The maximum die size is interesting but not really the point. The context is more the complexity and capability of the chip, for which transistor count is about as good a measure as you're going to fit in the headline. The immediate subheading jumps to telling you FLOPs which is another attempt at summarizing the capabilities of the chip quickly. Once you have the info that it's large and fast the body serves to provide the detailed context. From that view the title serves to identify the primary context well - a very complex chip, come read more about it.
One basic thing I didn't see in the body was power consumption though, anyone know more details on that?
> […] AI has a massive value to every aspect of the company's work.
That's also just wrong. During the recent "Tesla AI Day", when asked during Q/A, Elon Musk specifically mentioned that they intentionally use machine learning only for very few cases:
Q: "Is Tesla using machine learning within its manufacturing, design
or any other engineering processes?"
Elon: "I discourage use of machine learning, because it's really
difficult. Unless you have to use machine learning, don't do it. It's
usually a red flag when somebody is saying 'We wanna use machine
learning to solve this task'. I'm like: That sounds like bullshit.

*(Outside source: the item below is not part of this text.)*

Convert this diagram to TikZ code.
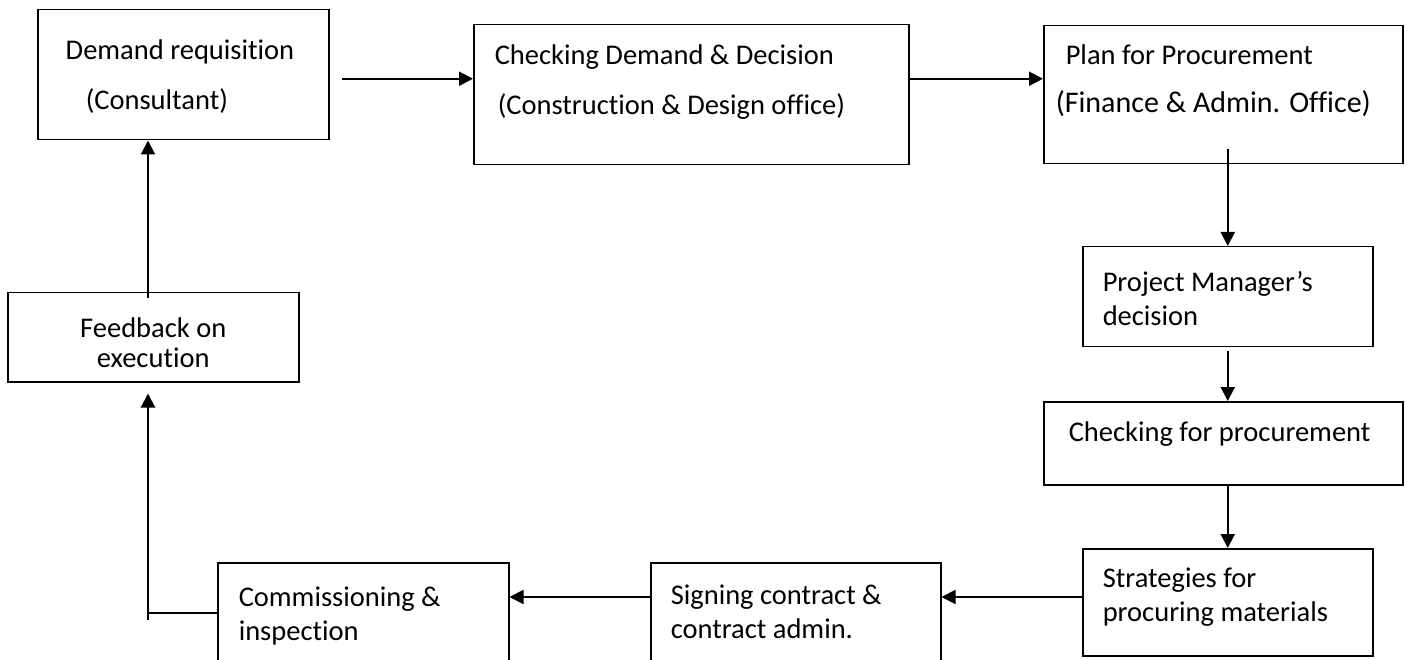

99.9% of the time you don't need it."
IMO that first paragraph is great, especially for readers who may not have your level of industry knowledge and technical acumen. It efficiently contextualizes the article and addresses a common complaint that I often see even on HN — the failure to clearly answer "What is this and why does this matter?"
Density is partly a function of the type of circuit. Memory is denser than random logic, for instance. Interconnect eats a lot of area and reduces density.
This chip is largely memory and multipliers, both of which are pretty dense.
Fab processes improve over time to have higher density and lower defect rate (which allows bigger chips while getting acceptable yield). So it's not surprising to see a chip on the same node but shipping a year or 2 later (than Ampere) having more transistors.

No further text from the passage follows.